The invention relates to a method for the generative production of a component and a device for carrying out such a method.
In a generative production process such as SLM (Selective Laser Melting), defects in the component may arise due to different causes. The defects may lead to a reduction in the quality of the component and are conventionally found only by testing the finished component. Examples of defects are microcracks, foreign inclusions, and undigested material. The tests are either destructive or non-destructive. Destructive tests, however, require the production of a large number of components or test specimens. Non-destructive test methods such as, e.g., x-ray computed tomography, are technically complex, time-consuming and costly.
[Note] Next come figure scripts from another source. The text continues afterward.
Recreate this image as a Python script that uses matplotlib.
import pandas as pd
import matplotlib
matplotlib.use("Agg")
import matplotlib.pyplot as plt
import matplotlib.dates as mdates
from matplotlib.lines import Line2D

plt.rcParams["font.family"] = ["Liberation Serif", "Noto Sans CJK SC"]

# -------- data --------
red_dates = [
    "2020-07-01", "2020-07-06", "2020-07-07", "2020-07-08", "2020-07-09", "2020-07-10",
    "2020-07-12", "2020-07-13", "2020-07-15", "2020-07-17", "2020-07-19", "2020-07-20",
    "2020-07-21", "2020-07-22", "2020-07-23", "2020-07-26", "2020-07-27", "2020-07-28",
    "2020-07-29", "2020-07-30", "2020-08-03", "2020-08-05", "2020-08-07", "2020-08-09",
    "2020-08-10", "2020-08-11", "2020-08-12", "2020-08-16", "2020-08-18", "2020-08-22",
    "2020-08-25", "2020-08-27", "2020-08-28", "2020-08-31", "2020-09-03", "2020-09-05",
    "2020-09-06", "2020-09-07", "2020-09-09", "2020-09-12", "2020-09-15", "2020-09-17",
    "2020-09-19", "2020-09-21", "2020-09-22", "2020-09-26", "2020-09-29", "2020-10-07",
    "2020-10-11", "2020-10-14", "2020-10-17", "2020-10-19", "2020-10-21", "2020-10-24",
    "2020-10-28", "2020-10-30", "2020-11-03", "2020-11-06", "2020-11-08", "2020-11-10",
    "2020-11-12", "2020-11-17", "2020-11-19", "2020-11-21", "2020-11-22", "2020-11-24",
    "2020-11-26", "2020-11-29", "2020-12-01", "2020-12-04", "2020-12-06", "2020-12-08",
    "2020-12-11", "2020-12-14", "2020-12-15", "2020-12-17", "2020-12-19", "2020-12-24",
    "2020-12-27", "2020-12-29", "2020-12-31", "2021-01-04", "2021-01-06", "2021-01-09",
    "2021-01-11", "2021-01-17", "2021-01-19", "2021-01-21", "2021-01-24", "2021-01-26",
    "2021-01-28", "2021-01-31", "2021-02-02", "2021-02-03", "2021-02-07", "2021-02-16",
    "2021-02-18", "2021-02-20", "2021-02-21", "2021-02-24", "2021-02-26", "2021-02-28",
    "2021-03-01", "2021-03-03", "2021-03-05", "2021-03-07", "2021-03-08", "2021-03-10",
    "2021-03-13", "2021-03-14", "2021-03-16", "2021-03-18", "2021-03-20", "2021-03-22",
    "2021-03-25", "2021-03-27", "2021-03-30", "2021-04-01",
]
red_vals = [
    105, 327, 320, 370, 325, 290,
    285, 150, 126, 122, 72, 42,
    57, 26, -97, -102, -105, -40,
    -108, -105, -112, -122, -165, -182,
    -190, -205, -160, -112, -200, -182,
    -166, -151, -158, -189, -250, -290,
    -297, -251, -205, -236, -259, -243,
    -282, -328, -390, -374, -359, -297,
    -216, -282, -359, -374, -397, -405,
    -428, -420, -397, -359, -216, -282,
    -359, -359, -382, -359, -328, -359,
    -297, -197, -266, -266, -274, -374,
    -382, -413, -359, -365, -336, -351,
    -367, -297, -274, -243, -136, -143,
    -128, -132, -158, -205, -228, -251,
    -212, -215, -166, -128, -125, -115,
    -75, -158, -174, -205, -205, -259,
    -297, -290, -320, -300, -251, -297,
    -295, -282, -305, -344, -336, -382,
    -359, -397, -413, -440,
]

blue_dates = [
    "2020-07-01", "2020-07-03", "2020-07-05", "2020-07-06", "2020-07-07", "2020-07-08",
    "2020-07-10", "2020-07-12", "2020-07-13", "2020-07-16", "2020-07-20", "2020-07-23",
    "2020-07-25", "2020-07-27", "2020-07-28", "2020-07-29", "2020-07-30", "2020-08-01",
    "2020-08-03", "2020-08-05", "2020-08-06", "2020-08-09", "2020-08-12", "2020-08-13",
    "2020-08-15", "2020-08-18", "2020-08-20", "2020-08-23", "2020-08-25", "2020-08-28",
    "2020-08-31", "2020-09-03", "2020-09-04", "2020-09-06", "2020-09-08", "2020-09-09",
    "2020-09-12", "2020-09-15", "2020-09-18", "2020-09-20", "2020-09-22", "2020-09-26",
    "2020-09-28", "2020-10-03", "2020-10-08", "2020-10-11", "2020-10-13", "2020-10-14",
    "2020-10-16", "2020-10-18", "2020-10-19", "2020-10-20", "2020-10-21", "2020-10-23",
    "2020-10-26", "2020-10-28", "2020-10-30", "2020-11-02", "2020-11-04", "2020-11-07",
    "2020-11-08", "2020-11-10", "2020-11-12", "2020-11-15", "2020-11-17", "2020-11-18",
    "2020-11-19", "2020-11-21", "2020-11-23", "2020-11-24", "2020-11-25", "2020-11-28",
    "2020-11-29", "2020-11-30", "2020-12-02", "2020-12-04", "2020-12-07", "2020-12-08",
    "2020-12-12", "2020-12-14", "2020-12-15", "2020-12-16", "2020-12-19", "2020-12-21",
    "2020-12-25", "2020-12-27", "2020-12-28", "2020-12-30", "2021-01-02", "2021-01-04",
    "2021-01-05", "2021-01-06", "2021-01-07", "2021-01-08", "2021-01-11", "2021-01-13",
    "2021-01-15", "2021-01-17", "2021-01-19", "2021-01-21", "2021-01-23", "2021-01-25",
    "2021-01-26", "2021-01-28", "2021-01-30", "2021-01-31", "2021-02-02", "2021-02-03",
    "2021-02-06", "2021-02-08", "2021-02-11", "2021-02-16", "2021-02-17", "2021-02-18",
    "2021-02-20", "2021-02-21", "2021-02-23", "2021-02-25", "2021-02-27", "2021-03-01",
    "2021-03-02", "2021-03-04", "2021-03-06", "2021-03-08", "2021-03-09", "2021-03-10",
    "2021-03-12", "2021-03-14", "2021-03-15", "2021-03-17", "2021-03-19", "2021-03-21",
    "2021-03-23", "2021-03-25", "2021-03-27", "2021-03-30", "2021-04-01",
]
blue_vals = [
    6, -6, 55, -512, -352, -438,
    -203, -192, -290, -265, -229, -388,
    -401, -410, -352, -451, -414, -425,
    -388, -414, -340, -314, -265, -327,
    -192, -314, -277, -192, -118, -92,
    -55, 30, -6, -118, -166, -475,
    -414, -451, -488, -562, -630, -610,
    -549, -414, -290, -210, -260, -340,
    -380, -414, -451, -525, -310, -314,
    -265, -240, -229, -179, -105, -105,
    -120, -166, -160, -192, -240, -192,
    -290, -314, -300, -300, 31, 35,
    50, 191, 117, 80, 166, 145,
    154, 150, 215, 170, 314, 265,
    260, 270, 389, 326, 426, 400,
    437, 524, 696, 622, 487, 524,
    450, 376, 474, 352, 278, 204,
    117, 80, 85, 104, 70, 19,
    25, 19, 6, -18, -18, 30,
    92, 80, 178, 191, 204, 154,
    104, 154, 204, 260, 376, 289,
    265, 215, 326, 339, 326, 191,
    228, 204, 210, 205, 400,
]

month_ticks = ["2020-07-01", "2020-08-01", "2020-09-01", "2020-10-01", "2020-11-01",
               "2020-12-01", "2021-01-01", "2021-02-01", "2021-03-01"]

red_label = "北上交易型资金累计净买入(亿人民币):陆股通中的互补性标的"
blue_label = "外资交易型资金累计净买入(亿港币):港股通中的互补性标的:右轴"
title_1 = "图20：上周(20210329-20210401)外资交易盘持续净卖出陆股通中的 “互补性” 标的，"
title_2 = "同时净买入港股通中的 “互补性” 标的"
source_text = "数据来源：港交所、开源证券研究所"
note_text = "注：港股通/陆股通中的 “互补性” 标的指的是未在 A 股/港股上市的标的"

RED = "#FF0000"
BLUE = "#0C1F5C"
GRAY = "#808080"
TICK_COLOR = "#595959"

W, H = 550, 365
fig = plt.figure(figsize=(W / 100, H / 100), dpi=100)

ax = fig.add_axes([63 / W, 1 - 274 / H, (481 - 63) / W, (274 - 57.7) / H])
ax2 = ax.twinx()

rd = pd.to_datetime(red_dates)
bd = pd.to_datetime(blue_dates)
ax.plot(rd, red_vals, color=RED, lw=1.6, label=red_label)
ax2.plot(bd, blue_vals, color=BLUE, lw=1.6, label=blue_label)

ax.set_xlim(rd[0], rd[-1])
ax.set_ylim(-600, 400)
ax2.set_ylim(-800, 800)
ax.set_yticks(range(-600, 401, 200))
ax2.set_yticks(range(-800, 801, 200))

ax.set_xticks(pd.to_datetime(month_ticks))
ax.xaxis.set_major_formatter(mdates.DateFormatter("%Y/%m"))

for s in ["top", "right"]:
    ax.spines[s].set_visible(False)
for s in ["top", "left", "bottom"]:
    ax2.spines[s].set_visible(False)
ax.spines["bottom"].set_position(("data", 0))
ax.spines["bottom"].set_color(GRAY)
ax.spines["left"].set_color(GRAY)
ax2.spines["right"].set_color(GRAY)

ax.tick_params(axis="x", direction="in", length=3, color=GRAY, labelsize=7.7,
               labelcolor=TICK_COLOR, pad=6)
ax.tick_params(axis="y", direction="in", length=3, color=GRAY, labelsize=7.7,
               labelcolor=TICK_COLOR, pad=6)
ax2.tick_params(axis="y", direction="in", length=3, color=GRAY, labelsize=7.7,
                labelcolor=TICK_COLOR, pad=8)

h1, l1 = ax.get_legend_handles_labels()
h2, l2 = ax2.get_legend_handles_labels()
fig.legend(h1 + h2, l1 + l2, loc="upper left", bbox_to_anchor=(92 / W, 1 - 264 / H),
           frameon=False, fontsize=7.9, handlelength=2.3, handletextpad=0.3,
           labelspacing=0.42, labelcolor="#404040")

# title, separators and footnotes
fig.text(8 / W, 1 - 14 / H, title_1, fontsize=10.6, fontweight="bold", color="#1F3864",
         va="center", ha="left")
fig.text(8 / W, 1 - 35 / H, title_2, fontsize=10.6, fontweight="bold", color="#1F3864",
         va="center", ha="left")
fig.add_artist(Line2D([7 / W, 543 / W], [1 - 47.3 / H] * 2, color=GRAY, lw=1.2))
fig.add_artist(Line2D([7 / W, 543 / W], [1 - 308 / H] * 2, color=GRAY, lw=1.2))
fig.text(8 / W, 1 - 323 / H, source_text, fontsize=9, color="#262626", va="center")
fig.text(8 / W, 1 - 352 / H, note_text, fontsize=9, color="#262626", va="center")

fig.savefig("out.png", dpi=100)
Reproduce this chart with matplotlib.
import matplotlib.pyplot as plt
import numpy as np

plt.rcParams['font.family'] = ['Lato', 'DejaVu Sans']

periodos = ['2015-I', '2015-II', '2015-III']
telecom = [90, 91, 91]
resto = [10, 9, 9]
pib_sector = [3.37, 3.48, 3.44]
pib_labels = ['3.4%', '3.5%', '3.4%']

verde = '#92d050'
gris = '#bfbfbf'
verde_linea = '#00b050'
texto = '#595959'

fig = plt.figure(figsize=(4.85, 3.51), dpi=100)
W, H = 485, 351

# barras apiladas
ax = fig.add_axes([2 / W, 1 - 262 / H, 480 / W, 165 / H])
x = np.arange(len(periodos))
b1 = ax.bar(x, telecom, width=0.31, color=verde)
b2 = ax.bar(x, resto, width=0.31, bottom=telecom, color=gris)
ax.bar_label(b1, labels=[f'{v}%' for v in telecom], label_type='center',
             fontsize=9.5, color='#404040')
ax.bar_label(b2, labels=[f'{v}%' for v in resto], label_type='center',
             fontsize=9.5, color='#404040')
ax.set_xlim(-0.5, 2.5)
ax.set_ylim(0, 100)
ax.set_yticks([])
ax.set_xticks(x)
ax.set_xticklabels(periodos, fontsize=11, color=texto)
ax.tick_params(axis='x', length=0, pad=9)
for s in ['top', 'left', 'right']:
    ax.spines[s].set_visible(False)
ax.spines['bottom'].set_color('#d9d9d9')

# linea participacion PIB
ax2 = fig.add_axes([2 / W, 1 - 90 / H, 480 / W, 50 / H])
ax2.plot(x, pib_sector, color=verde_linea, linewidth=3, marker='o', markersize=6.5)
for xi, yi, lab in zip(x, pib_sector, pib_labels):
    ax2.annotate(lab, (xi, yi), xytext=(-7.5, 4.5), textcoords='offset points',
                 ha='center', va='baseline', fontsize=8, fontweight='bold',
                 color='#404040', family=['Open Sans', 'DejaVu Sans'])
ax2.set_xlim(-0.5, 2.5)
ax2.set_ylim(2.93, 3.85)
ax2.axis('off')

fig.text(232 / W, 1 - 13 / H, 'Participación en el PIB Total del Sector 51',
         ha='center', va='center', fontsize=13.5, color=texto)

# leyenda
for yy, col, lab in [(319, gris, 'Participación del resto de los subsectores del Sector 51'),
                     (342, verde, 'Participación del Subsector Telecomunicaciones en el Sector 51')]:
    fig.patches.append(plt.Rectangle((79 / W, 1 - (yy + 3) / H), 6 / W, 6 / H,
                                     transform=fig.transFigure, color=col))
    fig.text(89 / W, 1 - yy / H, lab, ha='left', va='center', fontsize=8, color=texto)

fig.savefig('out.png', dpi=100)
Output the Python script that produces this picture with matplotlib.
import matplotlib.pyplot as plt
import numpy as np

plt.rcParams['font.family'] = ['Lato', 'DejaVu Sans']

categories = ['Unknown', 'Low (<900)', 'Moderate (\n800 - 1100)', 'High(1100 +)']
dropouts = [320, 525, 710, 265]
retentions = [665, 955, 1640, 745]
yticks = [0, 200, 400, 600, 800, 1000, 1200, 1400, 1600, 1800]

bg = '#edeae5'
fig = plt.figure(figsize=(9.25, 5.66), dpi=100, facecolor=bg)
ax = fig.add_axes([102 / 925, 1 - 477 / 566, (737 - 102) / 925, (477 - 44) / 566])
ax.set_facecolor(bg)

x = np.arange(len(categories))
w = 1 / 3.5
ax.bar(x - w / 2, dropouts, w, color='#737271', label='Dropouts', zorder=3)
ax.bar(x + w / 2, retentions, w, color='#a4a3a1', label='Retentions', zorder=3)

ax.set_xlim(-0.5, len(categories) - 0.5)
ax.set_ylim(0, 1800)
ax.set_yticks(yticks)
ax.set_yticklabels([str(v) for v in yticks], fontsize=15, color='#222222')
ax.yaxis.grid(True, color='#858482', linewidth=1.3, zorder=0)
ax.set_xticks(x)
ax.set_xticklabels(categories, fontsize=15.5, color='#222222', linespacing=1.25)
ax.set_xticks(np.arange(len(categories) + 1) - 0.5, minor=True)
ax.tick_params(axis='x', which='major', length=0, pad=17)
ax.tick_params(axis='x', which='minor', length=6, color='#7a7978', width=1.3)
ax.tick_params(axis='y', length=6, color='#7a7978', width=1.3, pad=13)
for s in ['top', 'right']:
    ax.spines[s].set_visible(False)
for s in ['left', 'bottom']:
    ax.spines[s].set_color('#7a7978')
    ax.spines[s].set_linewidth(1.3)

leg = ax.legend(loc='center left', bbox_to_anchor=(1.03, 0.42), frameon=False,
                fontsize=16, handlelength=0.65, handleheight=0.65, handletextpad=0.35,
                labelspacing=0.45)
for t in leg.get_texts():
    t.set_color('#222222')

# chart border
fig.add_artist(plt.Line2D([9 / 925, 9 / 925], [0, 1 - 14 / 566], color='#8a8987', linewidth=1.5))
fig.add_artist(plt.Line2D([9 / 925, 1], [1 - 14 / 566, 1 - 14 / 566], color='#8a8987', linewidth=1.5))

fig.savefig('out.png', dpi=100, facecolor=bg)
Actually, by monitoring the temperature and the geometry of the melting bath, conclusions relative to the component can be drawn indirectly, but this testing technique does not make possible a more precise control of the material properties and the recognition of defects.
A method for non-destructive process control during generative production is described in the publication EP 1 815 936 B1. In this method, an ultrasound testing is conducted during the production. Optionally, an eddy-current testing may accompany the ultrasound testing. A disadvantage in this method, however, is that a plurality of material layers are detected or scanned by the sound field and/or the eddy field and thus individual material layers cannot be accurately detected. Ultrasound testing also requires a complex system control. Actually, eddy-current testing can basically be operated with a penetration depth such that individual material layers can be detected exclusively. But test frequencies are necessary to do this that require, for example, a calibration of the eddy-current sensors that cannot be justified with reasonable expenditure, as well as lift-off effects.